In theory, that’s a noble aim. Yet in practice (at least on the basis of the first four episodes offered to press), Generation KKK is a reprehensible work—one that normalizes people, and beliefs, that deserve only vilification. While immediate online and social-media reaction to the show’s existence was harsh (see here, here, here, here and here, just for starters), it only skimmed the surface of the program’s true wretchedness. That’s because A&E’s newest series does something worse than just provide a platform for the KKK: It employs the formal format and devices of the channel’s other hits (Hoarders, Intervention) to transform its bigots into colorful characters, thereby placing them on the same plane as the rest of cable TV’s freaky reality stars. By situating them in a familiar faux-verité package, Generation KKK makes clear that these rancid people are just as suitable subjects for our entertainment as anyone else. In short: It legitimizes them.
Generation KKK focuses on three different households in deep with the Klan. There’s Steven Howard, a Tupelo, Mississippi, “Imperial Wizard” who dreams of being the next David Duke, and who is forced to contend with a 14-year-old daughter, Maggie, who doesn’t like his racist ways (and who secretly has two black friends). More “sympathetic,” meanwhile, is Chris Buckley, a PTSD-suffering military vet in Georgia who struggles with his decision to leave the Klan, albeit not before raising his young son CJ to spout the N-word and believe that Barack Obama is a decapitation-loving Muslim. Finally, there’s Cody Hutt, a fatherless Tennessee teen trying to decide if he should listen to his surrogate daddy (and “Grand Dragon”) Richard Nichols and join the KKK, even though he loves his mixed-race relatives.

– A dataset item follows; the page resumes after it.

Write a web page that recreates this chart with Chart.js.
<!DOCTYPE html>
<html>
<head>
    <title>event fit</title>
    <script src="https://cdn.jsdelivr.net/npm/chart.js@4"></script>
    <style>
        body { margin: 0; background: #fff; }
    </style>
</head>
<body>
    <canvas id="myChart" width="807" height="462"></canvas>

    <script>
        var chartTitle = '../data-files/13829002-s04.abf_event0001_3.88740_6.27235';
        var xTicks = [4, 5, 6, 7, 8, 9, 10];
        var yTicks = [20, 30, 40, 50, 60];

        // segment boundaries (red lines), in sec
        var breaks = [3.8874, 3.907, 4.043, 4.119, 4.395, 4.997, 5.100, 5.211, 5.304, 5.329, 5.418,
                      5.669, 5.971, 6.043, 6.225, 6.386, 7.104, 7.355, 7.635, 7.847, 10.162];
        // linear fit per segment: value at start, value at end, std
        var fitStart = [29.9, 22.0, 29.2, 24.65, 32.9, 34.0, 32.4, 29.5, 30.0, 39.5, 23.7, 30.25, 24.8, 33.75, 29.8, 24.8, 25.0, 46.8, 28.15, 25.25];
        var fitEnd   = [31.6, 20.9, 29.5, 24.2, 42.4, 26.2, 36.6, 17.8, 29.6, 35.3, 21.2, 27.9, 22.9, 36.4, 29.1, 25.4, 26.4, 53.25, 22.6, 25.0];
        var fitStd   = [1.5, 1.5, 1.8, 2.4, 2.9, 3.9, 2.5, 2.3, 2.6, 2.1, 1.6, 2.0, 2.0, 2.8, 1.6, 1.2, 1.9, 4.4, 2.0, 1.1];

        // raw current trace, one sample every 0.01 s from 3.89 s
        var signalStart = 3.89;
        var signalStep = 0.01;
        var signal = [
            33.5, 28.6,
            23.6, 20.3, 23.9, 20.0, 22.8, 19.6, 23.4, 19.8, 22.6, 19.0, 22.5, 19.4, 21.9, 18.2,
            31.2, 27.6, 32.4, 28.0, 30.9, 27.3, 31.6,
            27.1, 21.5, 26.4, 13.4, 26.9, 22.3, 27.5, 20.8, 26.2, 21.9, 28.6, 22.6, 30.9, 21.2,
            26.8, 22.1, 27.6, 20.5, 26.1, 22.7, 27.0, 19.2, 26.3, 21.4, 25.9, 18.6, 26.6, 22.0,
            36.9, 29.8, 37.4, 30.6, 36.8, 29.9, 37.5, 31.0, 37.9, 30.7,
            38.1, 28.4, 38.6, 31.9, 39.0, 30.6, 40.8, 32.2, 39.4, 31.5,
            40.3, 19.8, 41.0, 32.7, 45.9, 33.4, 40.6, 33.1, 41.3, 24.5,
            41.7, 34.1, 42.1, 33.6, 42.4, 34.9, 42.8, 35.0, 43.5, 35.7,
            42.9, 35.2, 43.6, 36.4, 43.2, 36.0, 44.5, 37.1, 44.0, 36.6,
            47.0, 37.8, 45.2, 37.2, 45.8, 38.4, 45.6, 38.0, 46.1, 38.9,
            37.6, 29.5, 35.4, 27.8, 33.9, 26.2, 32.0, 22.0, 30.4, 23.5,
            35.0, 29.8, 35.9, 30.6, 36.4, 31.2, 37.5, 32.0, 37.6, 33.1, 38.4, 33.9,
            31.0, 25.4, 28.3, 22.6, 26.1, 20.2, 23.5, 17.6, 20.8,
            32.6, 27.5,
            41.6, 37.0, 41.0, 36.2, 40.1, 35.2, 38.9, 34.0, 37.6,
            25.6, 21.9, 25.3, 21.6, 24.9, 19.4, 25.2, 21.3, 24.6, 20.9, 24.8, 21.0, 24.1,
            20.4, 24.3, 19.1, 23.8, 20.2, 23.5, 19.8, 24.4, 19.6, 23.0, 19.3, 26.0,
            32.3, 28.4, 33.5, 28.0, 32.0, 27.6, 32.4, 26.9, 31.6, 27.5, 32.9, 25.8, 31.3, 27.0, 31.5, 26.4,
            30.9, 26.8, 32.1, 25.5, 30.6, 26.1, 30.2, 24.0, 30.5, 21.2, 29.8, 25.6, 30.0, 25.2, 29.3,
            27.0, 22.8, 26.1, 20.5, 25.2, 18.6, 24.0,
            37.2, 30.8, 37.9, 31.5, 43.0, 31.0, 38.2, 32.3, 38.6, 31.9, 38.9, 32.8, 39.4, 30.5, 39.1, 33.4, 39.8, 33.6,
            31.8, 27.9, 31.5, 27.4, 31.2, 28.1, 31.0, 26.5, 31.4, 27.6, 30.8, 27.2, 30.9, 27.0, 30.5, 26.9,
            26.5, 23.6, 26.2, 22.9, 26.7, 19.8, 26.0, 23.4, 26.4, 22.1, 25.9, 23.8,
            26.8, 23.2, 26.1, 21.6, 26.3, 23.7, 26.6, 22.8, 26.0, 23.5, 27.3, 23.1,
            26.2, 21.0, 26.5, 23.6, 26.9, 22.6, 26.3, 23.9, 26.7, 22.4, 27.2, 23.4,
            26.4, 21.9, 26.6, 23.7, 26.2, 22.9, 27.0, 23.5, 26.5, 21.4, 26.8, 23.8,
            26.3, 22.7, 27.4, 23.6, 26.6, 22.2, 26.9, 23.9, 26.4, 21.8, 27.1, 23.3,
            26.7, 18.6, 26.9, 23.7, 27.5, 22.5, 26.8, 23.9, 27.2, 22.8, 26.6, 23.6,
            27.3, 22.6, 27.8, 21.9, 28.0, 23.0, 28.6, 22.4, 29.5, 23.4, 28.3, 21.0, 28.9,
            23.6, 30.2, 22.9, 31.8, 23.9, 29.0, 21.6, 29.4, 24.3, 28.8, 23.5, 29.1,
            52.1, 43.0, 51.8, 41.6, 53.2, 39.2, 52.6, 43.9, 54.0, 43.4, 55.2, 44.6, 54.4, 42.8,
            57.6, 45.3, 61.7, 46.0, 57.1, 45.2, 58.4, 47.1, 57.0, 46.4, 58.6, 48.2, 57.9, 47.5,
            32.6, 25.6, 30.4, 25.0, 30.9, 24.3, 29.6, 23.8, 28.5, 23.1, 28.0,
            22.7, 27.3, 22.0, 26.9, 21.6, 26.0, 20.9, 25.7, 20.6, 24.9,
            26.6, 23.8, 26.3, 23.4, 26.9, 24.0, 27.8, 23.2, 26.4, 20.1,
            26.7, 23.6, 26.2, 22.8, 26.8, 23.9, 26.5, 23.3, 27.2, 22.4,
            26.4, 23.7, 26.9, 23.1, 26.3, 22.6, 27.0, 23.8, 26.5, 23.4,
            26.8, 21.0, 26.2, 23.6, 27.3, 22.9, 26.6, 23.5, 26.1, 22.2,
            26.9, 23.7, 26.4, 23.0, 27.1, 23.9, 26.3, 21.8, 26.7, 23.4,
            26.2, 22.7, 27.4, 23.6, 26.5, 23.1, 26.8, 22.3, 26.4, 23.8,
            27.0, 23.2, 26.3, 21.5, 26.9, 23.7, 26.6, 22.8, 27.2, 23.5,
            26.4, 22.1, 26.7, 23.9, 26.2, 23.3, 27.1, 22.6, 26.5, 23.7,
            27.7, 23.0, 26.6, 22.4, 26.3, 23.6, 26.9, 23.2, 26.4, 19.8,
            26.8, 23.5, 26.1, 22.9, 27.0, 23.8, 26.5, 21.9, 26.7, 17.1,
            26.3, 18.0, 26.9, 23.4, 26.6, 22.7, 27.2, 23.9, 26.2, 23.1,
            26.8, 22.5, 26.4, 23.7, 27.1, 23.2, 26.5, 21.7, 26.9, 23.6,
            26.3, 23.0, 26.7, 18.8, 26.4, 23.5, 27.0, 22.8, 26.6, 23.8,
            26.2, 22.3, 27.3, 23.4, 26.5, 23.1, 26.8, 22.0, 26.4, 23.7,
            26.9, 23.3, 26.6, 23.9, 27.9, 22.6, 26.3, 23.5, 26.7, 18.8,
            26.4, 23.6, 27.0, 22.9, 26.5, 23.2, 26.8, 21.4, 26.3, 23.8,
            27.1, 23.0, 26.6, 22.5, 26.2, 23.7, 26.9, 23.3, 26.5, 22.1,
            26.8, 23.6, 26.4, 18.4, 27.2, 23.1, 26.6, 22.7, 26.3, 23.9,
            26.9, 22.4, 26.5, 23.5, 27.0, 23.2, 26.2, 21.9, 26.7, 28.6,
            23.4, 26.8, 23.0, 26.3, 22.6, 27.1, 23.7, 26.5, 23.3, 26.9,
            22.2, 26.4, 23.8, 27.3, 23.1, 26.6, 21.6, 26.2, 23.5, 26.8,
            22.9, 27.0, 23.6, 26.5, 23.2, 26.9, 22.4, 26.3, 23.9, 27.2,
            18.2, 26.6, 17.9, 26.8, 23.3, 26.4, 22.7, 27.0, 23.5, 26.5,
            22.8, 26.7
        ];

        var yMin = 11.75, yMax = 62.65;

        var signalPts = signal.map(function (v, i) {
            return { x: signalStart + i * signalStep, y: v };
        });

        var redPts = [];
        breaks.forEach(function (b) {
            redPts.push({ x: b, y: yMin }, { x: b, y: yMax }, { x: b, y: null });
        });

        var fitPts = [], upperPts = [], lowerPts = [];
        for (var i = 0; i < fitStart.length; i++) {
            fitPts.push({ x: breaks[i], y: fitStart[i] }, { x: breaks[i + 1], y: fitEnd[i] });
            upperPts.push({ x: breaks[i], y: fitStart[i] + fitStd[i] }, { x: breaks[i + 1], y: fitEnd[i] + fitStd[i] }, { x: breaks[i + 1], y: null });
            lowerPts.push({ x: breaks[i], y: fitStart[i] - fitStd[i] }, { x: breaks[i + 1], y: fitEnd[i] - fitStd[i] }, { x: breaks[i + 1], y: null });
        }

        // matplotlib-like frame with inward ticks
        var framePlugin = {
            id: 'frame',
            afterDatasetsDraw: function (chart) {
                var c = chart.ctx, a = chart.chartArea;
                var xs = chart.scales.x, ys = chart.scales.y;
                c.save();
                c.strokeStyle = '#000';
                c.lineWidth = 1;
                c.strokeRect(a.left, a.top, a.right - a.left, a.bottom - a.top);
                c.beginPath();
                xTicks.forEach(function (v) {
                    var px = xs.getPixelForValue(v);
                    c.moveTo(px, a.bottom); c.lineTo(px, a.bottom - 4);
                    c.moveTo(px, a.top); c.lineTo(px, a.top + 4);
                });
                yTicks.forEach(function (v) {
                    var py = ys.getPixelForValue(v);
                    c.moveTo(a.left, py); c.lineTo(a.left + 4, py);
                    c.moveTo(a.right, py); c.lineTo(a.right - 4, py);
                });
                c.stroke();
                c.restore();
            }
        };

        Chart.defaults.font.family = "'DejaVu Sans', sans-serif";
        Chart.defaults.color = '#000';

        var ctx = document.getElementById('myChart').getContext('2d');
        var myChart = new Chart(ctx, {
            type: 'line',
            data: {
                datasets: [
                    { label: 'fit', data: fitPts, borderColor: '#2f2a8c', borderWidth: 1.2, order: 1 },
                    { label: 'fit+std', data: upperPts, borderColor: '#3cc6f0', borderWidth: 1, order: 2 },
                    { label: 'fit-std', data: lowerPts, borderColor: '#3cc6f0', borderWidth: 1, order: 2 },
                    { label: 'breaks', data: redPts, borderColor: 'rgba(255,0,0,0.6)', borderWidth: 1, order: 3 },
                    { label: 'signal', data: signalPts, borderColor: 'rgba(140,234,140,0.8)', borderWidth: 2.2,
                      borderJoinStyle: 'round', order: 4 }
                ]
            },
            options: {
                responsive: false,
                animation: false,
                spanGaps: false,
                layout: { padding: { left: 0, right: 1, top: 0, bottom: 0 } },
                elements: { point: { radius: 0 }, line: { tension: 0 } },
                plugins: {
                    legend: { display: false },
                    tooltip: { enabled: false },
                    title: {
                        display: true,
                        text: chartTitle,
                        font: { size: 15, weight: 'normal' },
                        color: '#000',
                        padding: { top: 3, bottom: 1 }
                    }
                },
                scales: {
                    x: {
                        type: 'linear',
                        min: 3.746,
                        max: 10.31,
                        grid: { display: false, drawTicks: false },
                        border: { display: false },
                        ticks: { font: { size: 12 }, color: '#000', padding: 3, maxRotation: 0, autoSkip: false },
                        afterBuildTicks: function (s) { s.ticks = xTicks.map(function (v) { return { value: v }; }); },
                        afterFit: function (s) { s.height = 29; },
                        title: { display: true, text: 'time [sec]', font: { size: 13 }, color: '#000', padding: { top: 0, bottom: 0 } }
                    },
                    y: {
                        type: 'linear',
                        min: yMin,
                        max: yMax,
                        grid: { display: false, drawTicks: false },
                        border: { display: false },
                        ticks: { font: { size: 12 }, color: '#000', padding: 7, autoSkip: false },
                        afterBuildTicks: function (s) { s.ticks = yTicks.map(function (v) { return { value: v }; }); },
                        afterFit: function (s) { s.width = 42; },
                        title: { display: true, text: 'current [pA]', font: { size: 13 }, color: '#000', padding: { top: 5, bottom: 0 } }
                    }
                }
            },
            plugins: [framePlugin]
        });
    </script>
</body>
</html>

Throughout, Klan members are presented as uneducated, heavily tattooed country folk who were conditioned to hate by family members and peers, and who took to the organization because it offered them a sense of community and belonging—as well as an outlet for their anger, depression, and big-shot dreams. Chris, Steven, and Cody make it sound like a cross between a college fraternity and the mafia; a “brotherhood” that’s only rejected by “traitors.” The first problem with this portrayal, however, is that one might have guessed as much without having ever watched a single second of Generation KKK. Its insights are of the confirming-what-you-already-know variety. There are no eye-opening revelations to be gleaned here; on the contrary, it’s a stark example of stating the obvious.

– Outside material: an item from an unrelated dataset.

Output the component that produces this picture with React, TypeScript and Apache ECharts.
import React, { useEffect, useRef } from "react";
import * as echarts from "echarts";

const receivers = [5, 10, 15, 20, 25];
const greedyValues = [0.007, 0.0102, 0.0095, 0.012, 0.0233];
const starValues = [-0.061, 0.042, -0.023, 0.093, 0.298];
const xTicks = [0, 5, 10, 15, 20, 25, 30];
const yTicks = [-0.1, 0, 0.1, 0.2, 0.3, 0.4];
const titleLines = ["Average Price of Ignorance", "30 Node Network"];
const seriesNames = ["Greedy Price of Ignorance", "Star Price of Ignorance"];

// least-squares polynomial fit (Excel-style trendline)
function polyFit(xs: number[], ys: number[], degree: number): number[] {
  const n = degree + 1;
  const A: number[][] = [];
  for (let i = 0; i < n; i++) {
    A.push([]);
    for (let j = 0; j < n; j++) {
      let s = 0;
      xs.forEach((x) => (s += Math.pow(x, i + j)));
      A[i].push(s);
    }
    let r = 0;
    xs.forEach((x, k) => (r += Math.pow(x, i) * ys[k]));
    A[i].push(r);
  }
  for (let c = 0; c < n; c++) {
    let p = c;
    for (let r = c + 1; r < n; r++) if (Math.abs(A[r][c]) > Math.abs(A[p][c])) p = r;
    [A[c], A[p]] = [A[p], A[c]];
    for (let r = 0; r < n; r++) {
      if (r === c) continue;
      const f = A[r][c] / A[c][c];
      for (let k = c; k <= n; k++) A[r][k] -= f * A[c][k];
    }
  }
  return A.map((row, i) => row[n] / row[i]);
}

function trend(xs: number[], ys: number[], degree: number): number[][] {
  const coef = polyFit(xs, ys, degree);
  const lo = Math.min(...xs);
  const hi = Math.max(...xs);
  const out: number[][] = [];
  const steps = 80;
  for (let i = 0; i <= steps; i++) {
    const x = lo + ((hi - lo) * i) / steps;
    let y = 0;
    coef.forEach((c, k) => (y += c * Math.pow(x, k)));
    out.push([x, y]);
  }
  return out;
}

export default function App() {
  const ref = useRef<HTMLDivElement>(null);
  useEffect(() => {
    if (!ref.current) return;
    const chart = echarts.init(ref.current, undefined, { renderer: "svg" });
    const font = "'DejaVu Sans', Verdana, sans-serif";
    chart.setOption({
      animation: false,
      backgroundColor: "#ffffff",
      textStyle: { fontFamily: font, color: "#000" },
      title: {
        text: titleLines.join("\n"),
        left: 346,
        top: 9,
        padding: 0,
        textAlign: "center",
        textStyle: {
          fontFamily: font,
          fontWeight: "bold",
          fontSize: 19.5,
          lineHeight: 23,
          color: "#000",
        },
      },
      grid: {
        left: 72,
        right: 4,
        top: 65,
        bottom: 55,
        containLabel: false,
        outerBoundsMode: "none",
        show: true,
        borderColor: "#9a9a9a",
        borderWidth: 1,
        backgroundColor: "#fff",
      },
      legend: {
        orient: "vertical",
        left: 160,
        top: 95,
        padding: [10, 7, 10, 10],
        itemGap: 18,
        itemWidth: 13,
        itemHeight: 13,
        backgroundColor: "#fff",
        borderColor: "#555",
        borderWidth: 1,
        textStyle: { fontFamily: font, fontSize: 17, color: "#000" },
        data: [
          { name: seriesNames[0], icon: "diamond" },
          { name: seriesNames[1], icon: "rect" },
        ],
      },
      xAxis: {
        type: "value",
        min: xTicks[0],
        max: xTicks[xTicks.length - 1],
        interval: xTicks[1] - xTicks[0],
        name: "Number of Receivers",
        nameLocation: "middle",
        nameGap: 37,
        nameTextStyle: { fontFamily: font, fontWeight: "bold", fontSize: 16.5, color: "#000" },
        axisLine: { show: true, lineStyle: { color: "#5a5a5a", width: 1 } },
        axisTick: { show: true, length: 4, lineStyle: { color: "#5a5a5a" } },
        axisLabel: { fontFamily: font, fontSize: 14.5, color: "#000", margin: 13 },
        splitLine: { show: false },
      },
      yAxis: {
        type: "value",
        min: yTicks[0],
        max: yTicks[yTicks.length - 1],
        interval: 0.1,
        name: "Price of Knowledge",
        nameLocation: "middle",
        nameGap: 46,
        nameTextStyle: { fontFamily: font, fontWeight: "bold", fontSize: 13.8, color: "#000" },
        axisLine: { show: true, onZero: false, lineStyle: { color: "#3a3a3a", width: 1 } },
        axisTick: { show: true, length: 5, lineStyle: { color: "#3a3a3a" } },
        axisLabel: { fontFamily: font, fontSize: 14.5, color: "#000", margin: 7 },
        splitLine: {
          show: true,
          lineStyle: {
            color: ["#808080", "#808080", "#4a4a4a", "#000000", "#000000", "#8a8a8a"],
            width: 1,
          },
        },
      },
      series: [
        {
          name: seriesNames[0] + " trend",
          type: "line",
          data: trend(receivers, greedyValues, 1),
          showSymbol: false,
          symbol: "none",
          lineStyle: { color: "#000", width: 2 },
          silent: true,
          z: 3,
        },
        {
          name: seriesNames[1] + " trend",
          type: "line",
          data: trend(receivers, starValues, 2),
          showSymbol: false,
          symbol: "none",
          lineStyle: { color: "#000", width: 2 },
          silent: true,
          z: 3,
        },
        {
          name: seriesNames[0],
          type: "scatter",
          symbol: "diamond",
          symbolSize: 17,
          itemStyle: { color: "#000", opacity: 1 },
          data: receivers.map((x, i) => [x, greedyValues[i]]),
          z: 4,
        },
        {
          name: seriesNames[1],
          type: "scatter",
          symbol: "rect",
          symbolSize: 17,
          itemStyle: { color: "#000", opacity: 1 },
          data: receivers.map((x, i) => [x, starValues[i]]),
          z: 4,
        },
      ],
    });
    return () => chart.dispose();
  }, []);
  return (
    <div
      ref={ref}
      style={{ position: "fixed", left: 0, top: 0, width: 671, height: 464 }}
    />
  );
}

In each of its three storylines, Generation KKK’s Klansmen are also confronted by a peace activist. For Steven, it’s Daryle Lamont Jenkins, and for Chris and Cody, it’s rehabilitated former neo-Nazis Arno Michaelis and Bryon Widner, respectively. These men are incorporated into the series to counterbalance—and combat—the abhorrent filth spouted by its main players, as well as to try to save Maggie and Cody from succumbing to their insulated environment’s intolerance. As such, they’re the action’s catalysts, aimed at drumming up dramatic conflicts and incidents that the show can exploit for maximum suspense. And exploit it does, via regular shouting matches and face-to-face showdowns, all of which begin with lots of big talk and end with little actual incident (Steven in particular loves to preface scenes with promises of violence, only to then act cordially in the face of resistance).

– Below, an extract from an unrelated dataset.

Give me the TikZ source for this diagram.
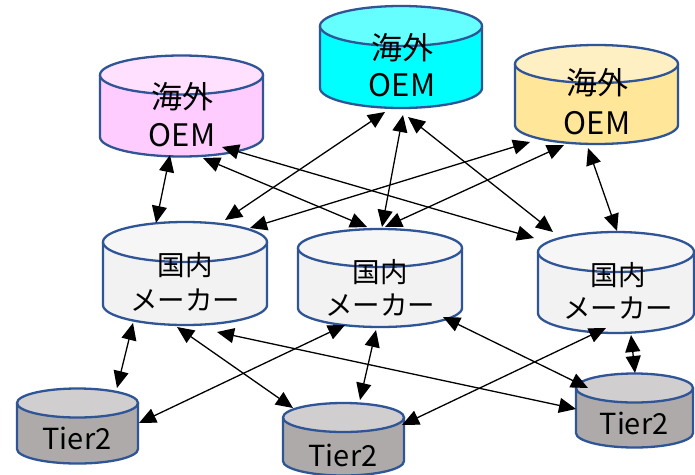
\documentclass[tikz,border=0pt]{standalone}
\usepackage{fontspec}
\setmainfont{Noto Sans CJK JP}
\usetikzlibrary{arrows.meta}
\definecolor{cyledge}{HTML}{2F5597}
\definecolor{pinkbody}{HTML}{FFCCFF}
\definecolor{pinktop}{HTML}{FFE0FF}
\definecolor{cyanbody}{HTML}{00FFFF}
\definecolor{cyantop}{HTML}{66FFFF}
\definecolor{yelbody}{HTML}{FFE699}
\definecolor{yeltop}{HTML}{FFF0C4}
\definecolor{graybody}{HTML}{F2F2F2}
\definecolor{graytop}{HTML}{F6F6F6}
\definecolor{darkbody}{HTML}{AEAAAA}
\definecolor{darktop}{HTML}{D0CECE}
\newcommand\mycyl[8]{%
  \fill[#7] (#2-#5,-#3) -- (#2-#5,-#4) arc[start angle=180,end angle=360,x radius=#5,y radius=#6] -- (#2+#5,-#3) -- cycle;
  \draw[cylline] (#2-#5,-#3) -- (#2-#5,-#4) arc[start angle=180,end angle=360,x radius=#5,y radius=#6] -- (#2+#5,-#3);
  \draw[cylline,fill=#8] (#2,-#3) ellipse[x radius=#5,y radius=#6];
  \coordinate (#1) at (#2,{-(#3+#4)/2});
}
\tikzset{
  cylline/.style={draw=cyledge,line width=2.3pt},
  lbl/.style={inner sep=0pt,anchor=base,text=black},
  oemfont/.style={font=\fontsize{31}{31}\selectfont},
  domfont/.style={font=\fontsize{27.5}{27.5}\selectfont},
  tierfont/.style={font=\fontsize{29}{29}\selectfont},
  link/.style={line width=1.3pt,{Triangle[length=17pt,width=15pt]}-{Triangle[length=17pt,width=15pt]}},
}
\begin{document}
\begin{tikzpicture}[x=1pt,y=1pt]
\fill[white] (0,0) rectangle (695,-474);
\useasboundingbox (0,0) rectangle (695,-474);
% cylinders
\mycyl{oem1}{181.5}{75}{137}{81.5}{19.5}{pinkbody}{pinktop}
\mycyl{oem2}{401}{26}{88}{81}{20}{cyanbody}{cyantop}
\mycyl{oem3}{596.5}{64}{125}{81.5}{19}{yelbody}{yeltop}
\mycyl{dom1}{185}{242}{305}{82}{20}{graybody}{graytop}
\mycyl{dom2}{380}{248}{308}{82}{19}{graybody}{graytop}
\mycyl{dom3}{616}{252}{313}{78}{20}{graybody}{graytop}
\mycyl{tier1}{77.5}{403}{449}{60.5}{14.5}{darkbody}{darktop}
\mycyl{tier2}{343.5}{417.5}{461}{60.5}{14.5}{darkbody}{darktop}
\mycyl{tier3}{634.5}{388}{433}{58.5}{14.5}{darkbody}{darktop}
% labels
\node[lbl,oemfont] (o1a) at (182,-108.5) {海外};
\node[lbl,oemfont] (o1b) at (182,-146.5) {OEM};
\node[lbl,oemfont] (o2a) at (402,-59.5) {海外};
\node[lbl,oemfont] (o2b) at (402,-96.5) {OEM};
\node[lbl,oemfont] (o3a) at (597,-94.5) {海外};
\node[lbl,oemfont] (o3b) at (597,-134.5) {OEM};
\node[lbl,domfont] (d1a) at (185,-275) {国内};
\node[lbl,domfont] (d1b) at (185,-310) {メーカー};
\node[lbl,domfont] (d2a) at (380,-282) {国内};
\node[lbl,domfont] (d2b) at (380,-315) {メーカー};
\node[lbl,domfont] (d3a) at (618,-285) {国内};
\node[lbl,domfont] (d3b) at (618,-318) {メーカー};
\node[lbl,tierfont] (t1a) at (77,-449) {Tier2};
\node[lbl,tierfont] (t2a) at (343,-466) {Tier2};
\node[lbl,tierfont] (t3a) at (634,-434) {Tier2};
% arrow end points
\coordinate (a1s) at (170,-155);  \coordinate (a1e) at (156,-223);
\coordinate (a2s) at (222,-147);  \coordinate (a2e) at (534,-238);
\coordinate (a3s) at (385,-112);  \coordinate (a3e) at (225,-220);
\coordinate (a4s) at (530,-142);  \coordinate (a4e) at (250,-228);
\coordinate (a5s) at (403,-115);  \coordinate (a5e) at (382,-227);
\coordinate (a6s) at (408,-117);  \coordinate (a6e) at (553,-232);
\coordinate (a7s) at (564,-145);  \coordinate (a7e) at (385,-227);
\coordinate (a8s) at (588,-148);  \coordinate (a8e) at (617,-231);
\coordinate (a9s) at (203,-158);  \coordinate (a9e) at (367,-227);
\coordinate (b1s) at (133,-323);  \coordinate (b1e) at (117,-388);
\coordinate (b2s) at (345,-325);  \coordinate (b2e) at (139,-423);
\coordinate (b3s) at (177,-327);  \coordinate (b3e) at (293,-408);
\coordinate (b4s) at (217,-332);  \coordinate (b4e) at (576,-409);
\coordinate (b5s) at (376,-330);  \coordinate (b5e) at (360,-400);
\coordinate (b6s) at (443,-317);  \coordinate (b6e) at (588,-388);
\coordinate (b7s) at (606,-328);  \coordinate (b7e) at (402,-425);
\coordinate (b8s) at (631,-335);  \coordinate (b8e) at (635,-373);
% connectors
\foreach \n in {a1,a2,a3,a4,a5,a6,a7,a8,a9,b1,b2,b3,b4,b5,b6,b7,b8}
  \draw[link] (\n s) -- (\n e);
\end{tikzpicture}
\end{document}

That structure will be recognizable to anyone who’s watched a reality-TV program over the course of the past decade—and it’s Generation KKK’s most reprehensible aspect. By having its subjects constantly restate the same soundbites (Daryle is going to “put boots on the ground”; Cody views Richard as a “father figure”), and by repeatedly manufacturing a sense of impending doom—through interview snippets, and ominous music—that never materializes, the show feels like just another small-screen effort aimed at drumming up spectacle through staged scenarios and manipulative aesthetics. It’s akin to a multi-episode KKK variation on Teen Mom or My 600 Lb. Life, except with more go-nowhere handwringing by hatemongers who aren’t committed to (or interested in) changing.
Generation KKK seems to believe it’s exposing these cretins for who they truly are (and what they stand for). However, by using a standard-issue TV template to let them prattle on about race-mixing and white power, about their oh-so-sacred “naturalization” ceremonies performed next to dirt road shacks, about their “religious” “cross-lighting” rituals, and about the color-coded ranks of their hate group, the show treats them no differently than any of its other reality TV oddballs. That includes the bearded hillbillies of Duck Dynasty, whose hit A&E show is, coincidentally, going off the air shortly after Generation KKK—another program courting rural white viewers—premieres. The network’s apparent underlying business model isn’t difficult to decipher. But it’s certainly something to condemn.